■ **What the task requires**: Restate the material word for word and leave out anything that is a picture.

■ **Material**:
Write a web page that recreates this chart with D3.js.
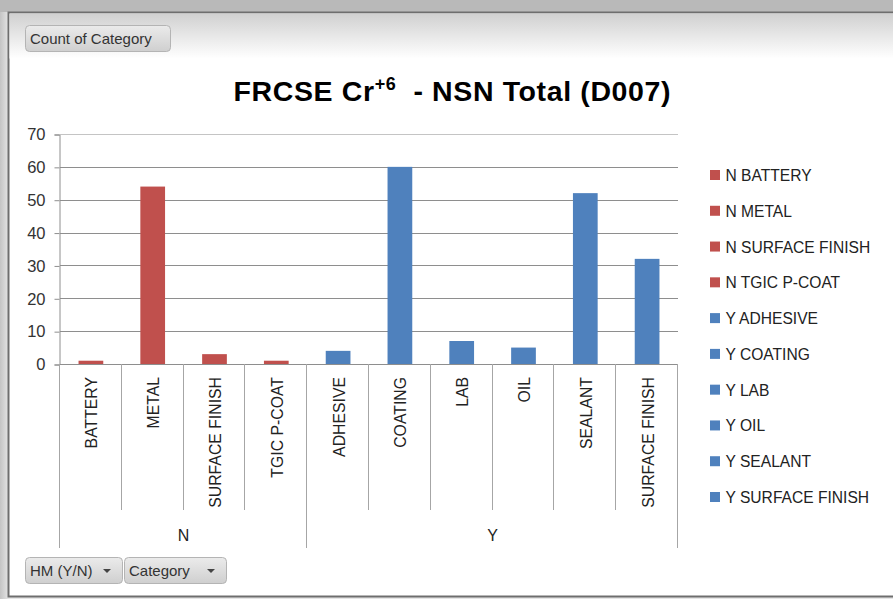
<!DOCTYPE html>
<html>
<head>
<meta charset="utf-8">
<script src="https://cdn.jsdelivr.net/npm/d3@7"></script>
<style>
  body { margin: 0; background: #d9d9d9; }
  svg { display: block; font-family: "Liberation Sans", Arial, sans-serif; }
</style>
</head>
<body>
<script>
'use strict'

let groups = ['N', 'Y']
let categories = ['BATTERY', 'METAL', 'SURFACE FINISH', 'TGIC P-COAT',
    'ADHESIVE', 'COATING', 'LAB', 'OIL', 'SEALANT', 'SURFACE FINISH']
let groupOf = ['N', 'N', 'N', 'N', 'Y', 'Y', 'Y', 'Y', 'Y', 'Y']
let counts = [1, 54, 3, 1, 4, 60, 7, 5, 52, 32]
let yTicks = [0, 10, 20, 30, 40, 50, 60, 70]

let width = 893,
    height = 599,
    plotLeft = 60,
    plotRight = 678,
    plotTop = 134,
    plotBottom = 364

let colors = { N: '#c0504d', Y: '#4f81bd' }

let svg = d3.select('body').append('svg')
    .attr('width', width)
    .attr('height', height)

let defs = svg.append('defs')
let bg = defs.append('linearGradient').attr('id', 'outer').attr('x1', 0).attr('x2', 1).attr('y1', 0).attr('y2', 0)
bg.append('stop').attr('offset', '0').attr('stop-color', '#c4c4c4')
bg.append('stop').attr('offset', '0.01').attr('stop-color', '#e6e6e6')
bg.append('stop').attr('offset', '1').attr('stop-color', '#e6e6e6')

let topFade = defs.append('linearGradient').attr('id', 'topfade').attr('x1', 0).attr('x2', 0).attr('y1', 0).attr('y2', 1)
topFade.append('stop').attr('offset', '0').attr('stop-color', '#d0d0d0')
topFade.append('stop').attr('offset', '1').attr('stop-color', '#ffffff')

let btn = defs.append('linearGradient').attr('id', 'btn').attr('x1', 0).attr('x2', 0).attr('y1', 0).attr('y2', 1)
btn.append('stop').attr('offset', '0').attr('stop-color', '#ebebeb')
btn.append('stop').attr('offset', '1').attr('stop-color', '#cfcfcf')

// window chrome
svg.append('rect').attr('width', width).attr('height', height).attr('fill', 'url(#outer)')
svg.append('rect').attr('x', 0).attr('y', 0).attr('width', width).attr('height', 12).attr('fill', '#b9b9b9')
svg.append('rect')
    .attr('x', 8.5).attr('y', 12.5)
    .attr('width', width).attr('height', 584)
    .attr('fill', '#fff')
    .attr('stroke', '#6e6e6e')
    .attr('stroke-width', 2)
svg.append('rect').attr('x', 9.5).attr('y', 13.5).attr('width', width).attr('height', 45).attr('fill', 'url(#topfade)')

let x = d3.scaleBand()
    .domain(d3.range(categories.length))
    .range([plotLeft, plotRight])
    .paddingInner(0.6)
    .paddingOuter(0.3)

let y = d3.scaleLinear()
    .domain([0, 70])
    .range([plotBottom, plotTop])

// gridlines
svg.append('g').selectAll('line').data(yTicks).enter()
    .append('line')
    .attr('x1', plotLeft).attr('x2', plotRight)
    .attr('y1', d => Math.round(y(d)) + 0.5)
    .attr('y2', d => Math.round(y(d)) + 0.5)
    .attr('stroke', d => d === 70 ? '#c4c4c4' : '#8e8e8e')

// y axis
let yAxis = svg.append('g')
    .attr('transform', 'translate(' + (plotLeft - 0.5) + ',0.5)')
    .call(d3.axisLeft(y).tickValues(yTicks).tickSize(5).tickPadding(9))
yAxis.select('.domain').attr('stroke', '#8e8e8e')
yAxis.selectAll('line').attr('stroke', '#8e8e8e')
yAxis.selectAll('text').attr('font-size', 16.5).attr('fill', '#333')
    .attr('font-family', '"Liberation Sans", Arial, sans-serif')

// bars
svg.append('g').selectAll('rect').data(counts).enter()
    .append('rect')
    .attr('x', (d, i) => x(i))
    .attr('y', d => y(d))
    .attr('width', x.bandwidth())
    .attr('height', d => y(0) - y(d))
    .attr('fill', (d, i) => colors[groupOf[i]])

// category axis separators
let step = x.step()
let bounds = d3.range(categories.length + 1).map(i => plotLeft + i * step)
svg.append('g').selectAll('line').data(bounds).enter()
    .append('line')
    .attr('x1', d => Math.round(d) - 0.5)
    .attr('x2', d => Math.round(d) - 0.5)
    .attr('y1', plotBottom)
    .attr('y2', (d, i) => (i === 0 || i === 4 || i === categories.length) ? 548 : 510)
    .attr('stroke', '#a6a6a6')

// category labels
svg.append('g').selectAll('text').data(categories).enter()
    .append('text')
    .attr('transform', (d, i) => 'translate(' + (x(i) + x.bandwidth() / 2 + 6.5) + ',377) rotate(-90)')
    .attr('text-anchor', 'end')
    .attr('font-size', 15.8)
    .attr('fill', '#222')
    .text(d => d)

// group labels
svg.append('g').selectAll('text').data(groups).enter()
    .append('text')
    .attr('x', g => {
        let idx = d3.range(categories.length).filter(i => groupOf[i] === g)
        return (x(idx[0]) - x.step() * 0.3 + x(idx[idx.length - 1]) + x.bandwidth() + x.step() * 0.3) / 2
    })
    .attr('y', 541)
    .attr('text-anchor', 'middle')
    .attr('font-size', 16)
    .attr('fill', '#222')
    .text(d => d)

// title
let title = svg.append('text')
    .attr('x', 452)
    .attr('y', 101)
    .attr('text-anchor', 'middle')
    .attr('font-size', 28.5)
    .attr('font-weight', 'bold')
    .attr('fill', '#000')
    .attr('textLength', 437)
    .attr('lengthAdjust', 'spacing')
    .style('white-space', 'pre')
title.append('tspan').text('FRCSE Cr')
title.append('tspan').attr('dy', -11).attr('font-size', 18).text('+6')
title.append('tspan').attr('dy', 11).text('  - NSN Total (D007)')

// legend
let legendY = d3.scalePoint()
    .domain(d3.range(categories.length))
    .range([175, 497])
let legend = svg.append('g').selectAll('g').data(categories).enter()
    .append('g')
    .attr('transform', (d, i) => 'translate(710,' + legendY(i) + ')')
legend.append('rect')
    .attr('x', 0).attr('y', -5)
    .attr('width', 10).attr('height', 10)
    .attr('fill', (d, i) => colors[groupOf[i]])
legend.append('text')
    .attr('x', 15.5)
    .attr('y', 6)
    .attr('font-size', 15.6)
    .attr('fill', '#222')
    .text((d, i) => groupOf[i] + ' ' + d)

// pivot field buttons
function button(x0, y0, w, label, arrow) {
    let g = svg.append('g').attr('transform', 'translate(' + x0 + ',' + y0 + ')')
    g.append('rect')
        .attr('x', 0.5).attr('y', 0.5)
        .attr('width', w).attr('height', 26)
        .attr('rx', 4)
        .attr('fill', 'url(#btn)')
        .attr('stroke', '#b4b4b4')
    g.append('text')
        .attr('x', 5).attr('y', 18.5)
        .attr('font-size', 15)
        .attr('fill', '#333')
        .text(label)
    if (arrow) {
        g.append('path')
            .attr('d', 'M' + (w - 19) + ',12 h8 l-4,4 z')
            .attr('fill', '#444')
    }
}
button(25, 25, 145, 'Count of Category', false)
button(25, 557, 97, 'HM (Y/N)', true)
button(124, 557, 102, 'Category', true)
</script>
</body>
</html>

■ **Output of the exercise**:
Write a web page that recreates this chart with D3.js.
<!DOCTYPE html>
<html>
<head>
<meta charset="utf-8">
<script src="https://cdn.jsdelivr.net/npm/d3@7"></script>
<style>
  body { margin: 0; background: #d9d9d9; }
  svg { display: block; font-family: "Liberation Sans", Arial, sans-serif; }
</style>
</head>
<body>
<script>
'use strict'

let groups = ['N', 'Y']
let categories = ['BATTERY', 'METAL', 'SURFACE FINISH', 'TGIC P-COAT',
    'ADHESIVE', 'COATING', 'LAB', 'OIL', 'SEALANT', 'SURFACE FINISH']
let groupOf = ['N', 'N', 'N', 'N', 'Y', 'Y', 'Y', 'Y', 'Y', 'Y']
let counts = [1, 54, 3, 1, 4, 60, 7, 5, 52, 32]
let yTicks = [0, 10, 20, 30, 40, 50, 60, 70]

let width = 893,
    height = 599,
    plotLeft = 60,
    plotRight = 678,
    plotTop = 134,
    plotBottom = 364

let colors = { N: '#c0504d', Y: '#4f81bd' }

let svg = d3.select('body').append('svg')
    .attr('width', width)
    .attr('height', height)

let defs = svg.append('defs')
let bg = defs.append('linearGradient').attr('id', 'outer').attr('x1', 0).attr('x2', 1).attr('y1', 0).attr('y2', 0)
bg.append('stop').attr('offset', '0').attr('stop-color', '#c4c4c4')
bg.append('stop').attr('offset', '0.01').attr('stop-color', '#e6e6e6')
bg.append('stop').attr('offset', '1').attr('stop-color', '#e6e6e6')

let topFade = defs.append('linearGradient').attr('id', 'topfade').attr('x1', 0).attr('x2', 0).attr('y1', 0).attr('y2', 1)
topFade.append('stop').attr('offset', '0').attr('stop-color', '#d0d0d0')
topFade.append('stop').attr('offset', '1').attr('stop-color', '#ffffff')

let btn = defs.append('linearGradient').attr('id', 'btn').attr('x1', 0).attr('x2', 0).attr('y1', 0).attr('y2', 1)
btn.append('stop').attr('offset', '0').attr('stop-color', '#ebebeb')
btn.append('stop').attr('offset', '1').attr('stop-color', '#cfcfcf')

// window chrome
svg.append('rect').attr('width', width).attr('height', height).attr('fill', 'url(#outer)')
svg.append('rect').attr('x', 0).attr('y', 0).attr('width', width).attr('height', 12).attr('fill', '#b9b9b9')
svg.append('rect')
    .attr('x', 8.5).attr('y', 12.5)
    .attr('width', width).attr('height', 584)
    .attr('fill', '#fff')
    .attr('stroke', '#6e6e6e')
    .attr('stroke-width', 2)
svg.append('rect').attr('x', 9.5).attr('y', 13.5).attr('width', width).attr('height', 45).attr('fill', 'url(#topfade)')

let x = d3.scaleBand()
    .domain(d3.range(categories.length))
    .range([plotLeft, plotRight])
    .paddingInner(0.6)
    .paddingOuter(0.3)

let y = d3.scaleLinear()
    .domain([0, 70])
    .range([plotBottom, plotTop])

// gridlines
svg.append('g').selectAll('line').data(yTicks).enter()
    .append('line')
    .attr('x1', plotLeft).attr('x2', plotRight)
    .attr('y1', d => Math.round(y(d)) + 0.5)
    .attr('y2', d => Math.round(y(d)) + 0.5)
    .attr('stroke', d => d === 70 ? '#c4c4c4' : '#8e8e8e')

// y axis
let yAxis = svg.append('g')
    .attr('transform', 'translate(' + (plotLeft - 0.5) + ',0.5)')
    .call(d3.axisLeft(y).tickValues(yTicks).tickSize(5).tickPadding(9))
yAxis.select('.domain').attr('stroke', '#8e8e8e')
yAxis.selectAll('line').attr('stroke', '#8e8e8e')
yAxis.selectAll('text').attr('font-size', 16.5).attr('fill', '#333')
    .attr('font-family', '"Liberation Sans", Arial, sans-serif')

// bars
svg.append('g').selectAll('rect').data(counts).enter()
    .append('rect')
    .attr('x', (d, i) => x(i))
    .attr('y', d => y(d))
    .attr('width', x.bandwidth())
    .attr('height', d => y(0) - y(d))
    .attr('fill', (d, i) => colors[groupOf[i]])

// category axis separators
let step = x.step()
let bounds = d3.range(categories.length + 1).map(i => plotLeft + i * step)
svg.append('g').selectAll('line').data(bounds).enter()
    .append('line')
    .attr('x1', d => Math.round(d) - 0.5)
    .attr('x2', d => Math.round(d) - 0.5)
    .attr('y1', plotBottom)
    .attr('y2', (d, i) => (i === 0 || i === 4 || i === categories.length) ? 548 : 510)
    .attr('stroke', '#a6a6a6')

// category labels
svg.append('g').selectAll('text').data(categories).enter()
    .append('text')
    .attr('transform', (d, i) => 'translate(' + (x(i) + x.bandwidth() / 2 + 6.5) + ',377) rotate(-90)')
    .attr('text-anchor', 'end')
    .attr('font-size', 15.8)
    .attr('fill', '#222')
    .text(d => d)

// group labels
svg.append('g').selectAll('text').data(groups).enter()
    .append('text')
    .attr('x', g => {
        let idx = d3.range(categories.length).filter(i => groupOf[i] === g)
        return (x(idx[0]) - x.step() * 0.3 + x(idx[idx.length - 1]) + x.bandwidth() + x.step() * 0.3) / 2
    })
    .attr('y', 541)
    .attr('text-anchor', 'middle')
    .attr('font-size', 16)
    .attr('fill', '#222')
    .text(d => d)

// title
let title = svg.append('text')
    .attr('x', 452)
    .attr('y', 101)
    .attr('text-anchor', 'middle')
    .attr('font-size', 28.5)
    .attr('font-weight', 'bold')
    .attr('fill', '#000')
    .attr('textLength', 437)
    .attr('lengthAdjust', 'spacing')
    .style('white-space', 'pre')
title.append('tspan').text('FRCSE Cr')
title.append('tspan').attr('dy', -11).attr('font-size', 18).text('+6')
title.append('tspan').attr('dy', 11).text('  - NSN Total (D007)')

// legend
let legendY = d3.scalePoint()
    .domain(d3.range(categories.length))
    .range([175, 497])
let legend = svg.append('g').selectAll('g').data(categories).enter()
    .append('g')
    .attr('transform', (d, i) => 'translate(710,' + legendY(i) + ')')
legend.append('rect')
    .attr('x', 0).attr('y', -5)
    .attr('width', 10).attr('height', 10)
    .attr('fill', (d, i) => colors[groupOf[i]])
legend.append('text')
    .attr('x', 15.5)
    .attr('y', 6)
    .attr('font-size', 15.6)
    .attr('fill', '#222')
    .text((d, i) => groupOf[i] + ' ' + d)

// pivot field buttons
function button(x0, y0, w, label, arrow) {
    let g = svg.append('g').attr('transform', 'translate(' + x0 + ',' + y0 + ')')
    g.append('rect')
        .attr('x', 0.5).attr('y', 0.5)
        .attr('width', w).attr('height', 26)
        .attr('rx', 4)
        .attr('fill', 'url(#btn)')
        .attr('stroke', '#b4b4b4')
    g.append('text')
        .attr('x', 5).attr('y', 18.5)
        .attr('font-size', 15)
        .attr('fill', '#333')
        .text(label)
    if (arrow) {
        g.append('path')
            .attr('d', 'M' + (w - 19) + ',12 h8 l-4,4 z')
            .attr('fill', '#444')
    }
}
button(25, 25, 145, 'Count of Category', false)
button(25, 557, 97, 'HM (Y/N)', true)
button(124, 557, 102, 'Category', true)
</script>
</body>
</html>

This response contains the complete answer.